__Provided data__:
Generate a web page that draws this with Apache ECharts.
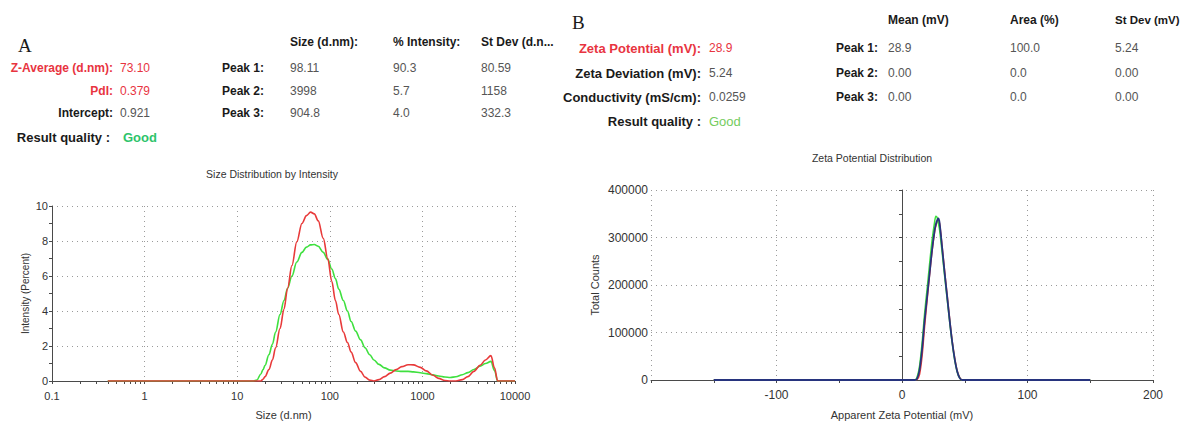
<!DOCTYPE html>
<html>
<head>
<meta charset="utf-8">
<title>DLS size and zeta potential report</title>
<script src="https://cdn.jsdelivr.net/npm/echarts@6/dist/echarts.min.js"></script>
<style>
  html, body { margin: 0; padding: 0; background: #fff; }
  #report { width: 1183px; height: 421px; }
</style>
</head>
<body>
<div id="report"></div>
<script>
// ---- Size distribution by intensity (two runs) ----
const sizeNm = [0.4, 15, 16.3, 18, 19, 20, 22, 24, 26, 29, 32, 35, 39, 44, 50, 56, 62, 68, 75, 85,
  95, 105, 115, 125, 140, 155, 170, 190, 215, 240, 270, 300, 340, 390, 450, 520, 600, 700, 800, 950,
  1100, 1300, 1500, 1750, 2000, 2300, 2700, 3100, 3600, 4200, 4800, 5500, 6000, 6500, 10000];
const intensityRed = [0, 0, 0, 0, 0.1, 0.25, 0.65, 1.2, 1.9, 3.0, 4.1, 5.3, 6.6, 7.95, 9.0, 9.45, 9.65, 9.55, 9.15, 8.15,
  7.0, 5.7, 4.6, 3.8, 2.8, 2.2, 1.65, 1.05, 0.55, 0.22, 0.05, 0, 0.08, 0.25, 0.45, 0.65, 0.82, 0.93, 0.92, 0.78,
  0.58, 0.33, 0.15, 0.03, 0, 0, 0.08, 0.25, 0.55, 0.9, 1.2, 1.45, 0.75, 0, 0];
const intensityGreen = [0, 0, 0.05, 0.4, 0.65, 0.9, 1.5, 2.1, 2.8, 3.8, 4.6, 5.3, 6.0, 6.8, 7.35, 7.65, 7.78, 7.8, 7.7, 7.35,
  6.95, 6.4, 5.85, 5.25, 4.6, 4.0, 3.4, 2.85, 2.35, 1.9, 1.5, 1.2, 0.95, 0.75, 0.62, 0.57, 0.55, 0.55, 0.52, 0.47,
  0.42, 0.35, 0.29, 0.23, 0.2, 0.24, 0.36, 0.48, 0.66, 0.85, 1.0, 1.12, 0.6, 0, 0];

// ---- Zeta potential distribution (three runs) ----
const zetaMv = [-150, 10, 12, 14, 16, 18, 20, 22, 24, 26, 27, 28, 29, 30, 32, 34, 36, 38, 40, 42, 44, 46, 48, 150];
const countsRed = [0, 0, 1000, 12000, 50000, 112000, 168000, 222000, 272000, 312000, 325000, 333000, 336000, 328000,
  280000, 228000, 178000, 128000, 82000, 46000, 19000, 5000, 0, 0];
const countsGreen = [0, 0, 6000, 30000, 78000, 140000, 192000, 245000, 295000, 333000, 345000, 342000, 330000, 315000,
  268000, 218000, 170000, 122000, 78000, 42000, 17000, 4000, 0, 0];
const countsBlue = [0, 0, 3000, 22000, 65000, 125000, 175000, 225000, 275000, 315000, 328000, 336000, 340000, 330000,
  278000, 225000, 175000, 125000, 80000, 44000, 18000, 4000, 0, 0];

// ---- Result tables ----
const sizeSummary = [
  ['Z-Average (d.nm):', '73.10', true],
  ['PdI:', '0.379', true],
  ['Intercept:', '0.921', false]
];
const sizePeakHeaders = ['Size (d.nm):', '% Intensity:', 'St Dev (d.n...'];
const sizePeaks = [
  ['Peak 1:', '98.11', '90.3', '80.59'],
  ['Peak 2:', '3998', '5.7', '1158'],
  ['Peak 3:', '904.8', '4.0', '332.3']
];
const zetaSummary = [
  ['Zeta Potential (mV):', '28.9', true],
  ['Zeta Deviation (mV):', '5.24', false],
  ['Conductivity (mS/cm):', '0.0259', false]
];
const zetaPeakHeaders = ['Mean (mV)', 'Area (%)', 'St Dev (mV)'];
const zetaPeaks = [
  ['Peak 1:', '28.9', '100.0', '5.24'],
  ['Peak 2:', '0.00', '0.0', '0.00'],
  ['Peak 3:', '0.00', '0.0', '0.00']
];

const FONT = '"Liberation Sans", Arial, sans-serif';
const SERIF = '"Liberation Serif", "DejaVu Serif", serif';
const RED = '#e8343f';
const LABEL = '#1a1a1a';
const VALUE = '#555555';

function txt(x, y, text, opts) {
  opts = opts || {};
  return {
    type: 'text', x: x, y: y, silent: true,
    style: {
      text: text,
      fill: opts.fill || LABEL,
      fontFamily: opts.family || FONT,
      fontSize: opts.size || 12,
      fontWeight: opts.bold ? 'bold' : 'normal',
      textAlign: opts.align || 'left',
      textVerticalAlign: 'middle'
    }
  };
}

const graphics = [];
// Panel A: size summary and peak table
graphics.push(txt(18, 45, 'A', { family: SERIF, size: 19 }));
const aRows = [68, 91, 113];
sizeSummary.forEach(function (r, i) {
  graphics.push(txt(113, aRows[i], r[0], { bold: true, align: 'right', fill: r[2] ? RED : LABEL }));
  graphics.push(txt(120, aRows[i], r[1], { fill: r[2] ? RED : VALUE }));
});
graphics.push(txt(110, 137, 'Result quality :', { bold: true, align: 'right', size: 13 }));
graphics.push(txt(123, 137, 'Good', { bold: true, size: 13, fill: '#2ec46b' }));
const aCols = [290, 393, 481];
sizePeakHeaders.forEach(function (h, j) { graphics.push(txt(aCols[j], 42, h, { bold: true })); });
sizePeaks.forEach(function (r, i) {
  graphics.push(txt(222, aRows[i], r[0], { bold: true }));
  for (let j = 0; j < 3; j++) graphics.push(txt(aCols[j], aRows[i], r[j + 1], { fill: VALUE }));
});

// Panel B: zeta summary and peak table
graphics.push(txt(572, 22, 'B', { family: SERIF, size: 19 }));
const bRows = [48, 73, 97];
zetaSummary.forEach(function (r, i) {
  graphics.push(txt(701, bRows[i], r[0], { bold: true, align: 'right', size: 13, fill: r[2] ? RED : LABEL }));
  graphics.push(txt(709, bRows[i], r[1], { fill: r[2] ? RED : VALUE }));
});
graphics.push(txt(701, 121, 'Result quality :', { bold: true, align: 'right', size: 13 }));
graphics.push(txt(709, 121, 'Good', { size: 13, fill: '#74cc5e' }));
const bCols = [888, 1010, 1115];
zetaPeakHeaders.forEach(function (h, j) { graphics.push(txt(bCols[j], 20, h, { bold: true, size: j === 2 ? 11.5 : 12 })); });
zetaPeaks.forEach(function (r, i) {
  graphics.push(txt(878, bRows[i], r[0], { bold: true, align: 'right' }));
  for (let j = 0; j < 3; j++) graphics.push(txt(bCols[j], bRows[i], r[j + 1], { fill: VALUE }));
});

// Chart titles
graphics.push(txt(272, 174, 'Size Distribution by Intensity', { size: 10.5, fill: '#333', align: 'center' }));
graphics.push(txt(872, 158, 'Zeta Potential Distribution', { size: 10.5, fill: '#333', align: 'center' }));

const axisLineStyle = { color: '#4a4a4a', width: 1 };
const gridLineStyle = { color: '#9a9a9a', type: [1, 4], width: 1 };

function pairs(xs, ys) { return xs.map(function (x, i) { return [x, ys[i]]; }); }
function plain(v) { return String(v); }

const chart = echarts.init(document.getElementById('report'), null, { renderer: 'svg' });
chart.setOption({
  animation: false,
  backgroundColor: '#ffffff',
  graphic: graphics,
  grid: [
    { left: 52, top: 206, width: 463, height: 180 },
    { left: 651, top: 190, width: 502, height: 193 }
  ],
  xAxis: [
    {
      gridIndex: 0, type: 'log', logBase: 10, min: 0.1, max: 10000,
      name: 'Size (d.nm)', nameLocation: 'middle', nameGap: 28,
      nameTextStyle: { fontFamily: FONT, fontSize: 11, color: '#333' },
      axisLine: { show: true, onZero: false, lineStyle: axisLineStyle },
      axisTick: { show: true, length: 3, lineStyle: axisLineStyle },
      minorTick: { show: true, splitNumber: 9, length: 3, lineStyle: axisLineStyle },
      axisLabel: { fontFamily: FONT, fontSize: 11, color: '#333', margin: 9, formatter: plain },
      splitLine: { show: true, lineStyle: gridLineStyle }
    },
    {
      gridIndex: 1, type: 'value', min: -200, max: 200, interval: 100,
      name: 'Apparent Zeta Potential (mV)', nameLocation: 'middle', nameGap: 29,
      nameTextStyle: { fontFamily: FONT, fontSize: 11, color: '#333' },
      axisLine: { show: true, onZero: false, lineStyle: axisLineStyle },
      axisTick: { show: true, length: 3, lineStyle: axisLineStyle },
      minorTick: { show: true, splitNumber: 2, length: 3, lineStyle: axisLineStyle },
      axisLabel: {
        fontFamily: FONT, fontSize: 12, color: '#333', margin: 9,
        formatter: function (v) { return v === -200 ? '' : String(v); }
      },
      splitLine: { show: true, lineStyle: gridLineStyle }
    }
  ],
  yAxis: [
    {
      gridIndex: 0, type: 'value', min: 0, max: 10, interval: 2,
      name: 'Intensity (Percent)', nameLocation: 'middle', nameGap: 22,
      nameTextStyle: { fontFamily: FONT, fontSize: 10, color: '#333' },
      axisLine: { show: true, lineStyle: axisLineStyle },
      axisTick: { show: true, length: 3, lineStyle: axisLineStyle },
      minorTick: { show: true, splitNumber: 2, length: 3, lineStyle: axisLineStyle },
      axisLabel: { fontFamily: FONT, fontSize: 11, color: '#333', margin: 4 },
      splitLine: { show: true, lineStyle: gridLineStyle }
    },
    {
      gridIndex: 1, type: 'value', min: 0, max: 400000, interval: 100000,
      name: 'Total Counts', nameLocation: 'middle', nameGap: 51,
      nameTextStyle: { fontFamily: FONT, fontSize: 11, color: '#333' },
      axisLine: { show: true, lineStyle: axisLineStyle },
      axisTick: { show: true, length: 3, lineStyle: axisLineStyle },
      minorTick: { show: true, splitNumber: 2, length: 3, lineStyle: axisLineStyle },
      axisLabel: { fontFamily: FONT, fontSize: 12, color: '#333', margin: 3, formatter: plain },
      splitLine: { show: true, lineStyle: gridLineStyle }
    }
  ],
  series: [
    {
      name: 'Record 1', type: 'line', xAxisIndex: 0, yAxisIndex: 0,
      data: pairs(sizeNm, intensityGreen), showSymbol: false, smooth: 0.35, smoothMonotone: 'x',
      lineStyle: { color: '#3fe03f', width: 1.6 }, z: 3
    },
    {
      name: 'Record 2', type: 'line', xAxisIndex: 0, yAxisIndex: 0,
      data: pairs(sizeNm, intensityRed), showSymbol: false, smooth: 0.35, smoothMonotone: 'x',
      lineStyle: { color: '#e83a3a', width: 1.6 }, z: 4
    },
    {
      name: 'Zeta 1', type: 'line', xAxisIndex: 1, yAxisIndex: 1,
      data: pairs(zetaMv, countsRed), showSymbol: false, smooth: 0.3,
      lineStyle: { color: '#e83a3a', width: 1.5 }, z: 3
    },
    {
      name: 'Zeta 2', type: 'line', xAxisIndex: 1, yAxisIndex: 1,
      data: pairs(zetaMv, countsGreen), showSymbol: false, smooth: 0.3,
      lineStyle: { color: '#3fe03f', width: 1.5 }, z: 4
    },
    {
      name: 'Zeta 3', type: 'line', xAxisIndex: 1, yAxisIndex: 1,
      data: pairs(zetaMv, countsBlue), showSymbol: false, smooth: 0.3,
      lineStyle: { color: '#27347e', width: 1.8 }, z: 5
    }
  ]
});
</script>
</body>
</html>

__Work to complete__: Up to and including the line with "18000, 4000, 0, 0];", copy the data above from its first line. Skip pictures.

__The response__:
Generate a web page that draws this with Apache ECharts.
<!DOCTYPE html>
<html>
<head>
<meta charset="utf-8">
<title>DLS size and zeta potential report</title>
<script src="https://cdn.jsdelivr.net/npm/echarts@6/dist/echarts.min.js"></script>
<style>
  html, body { margin: 0; padding: 0; background: #fff; }
  #report { width: 1183px; height: 421px; }
</style>
</head>
<body>
<div id="report"></div>
<script>
// ---- Size distribution by intensity (two runs) ----
const sizeNm = [0.4, 15, 16.3, 18, 19, 20, 22, 24, 26, 29, 32, 35, 39, 44, 50, 56, 62, 68, 75, 85,
  95, 105, 115, 125, 140, 155, 170, 190, 215, 240, 270, 300, 340, 390, 450, 520, 600, 700, 800, 950,
  1100, 1300, 1500, 1750, 2000, 2300, 2700, 3100, 3600, 4200, 4800, 5500, 6000, 6500, 10000];
const intensityRed = [0, 0, 0, 0, 0.1, 0.25, 0.65, 1.2, 1.9, 3.0, 4.1, 5.3, 6.6, 7.95, 9.0, 9.45, 9.65, 9.55, 9.15, 8.15,
  7.0, 5.7, 4.6, 3.8, 2.8, 2.2, 1.65, 1.05, 0.55, 0.22, 0.05, 0, 0.08, 0.25, 0.45, 0.65, 0.82, 0.93, 0.92, 0.78,
  0.58, 0.33, 0.15, 0.03, 0, 0, 0.08, 0.25, 0.55, 0.9, 1.2, 1.45, 0.75, 0, 0];
const intensityGreen = [0, 0, 0.05, 0.4, 0.65, 0.9, 1.5, 2.1, 2.8, 3.8, 4.6, 5.3, 6.0, 6.8, 7.35, 7.65, 7.78, 7.8, 7.7, 7.35,
  6.95, 6.4, 5.85, 5.25, 4.6, 4.0, 3.4, 2.85, 2.35, 1.9, 1.5, 1.2, 0.95, 0.75, 0.62, 0.57, 0.55, 0.55, 0.52, 0.47,
  0.42, 0.35, 0.29, 0.23, 0.2, 0.24, 0.36, 0.48, 0.66, 0.85, 1.0, 1.12, 0.6, 0, 0];

// ---- Zeta potential distribution (three runs) ----
const zetaMv = [-150, 10, 12, 14, 16, 18, 20, 22, 24, 26, 27, 28, 29, 30, 32, 34, 36, 38, 40, 42, 44, 46, 48, 150];
const countsRed = [0, 0, 1000, 12000, 50000, 112000, 168000, 222000, 272000, 312000, 325000, 333000, 336000, 328000,
  280000, 228000, 178000, 128000, 82000, 46000, 19000, 5000, 0, 0];
const countsGreen = [0, 0, 6000, 30000, 78000, 140000, 192000, 245000, 295000, 333000, 345000, 342000, 330000, 315000,
  268000, 218000, 170000, 122000, 78000, 42000, 17000, 4000, 0, 0];
const countsBlue = [0, 0, 3000, 22000, 65000, 125000, 175000, 225000, 275000, 315000, 328000, 336000, 340000, 330000,
  278000, 225000, 175000, 125000, 80000, 44000, 18000, 4000, 0, 0];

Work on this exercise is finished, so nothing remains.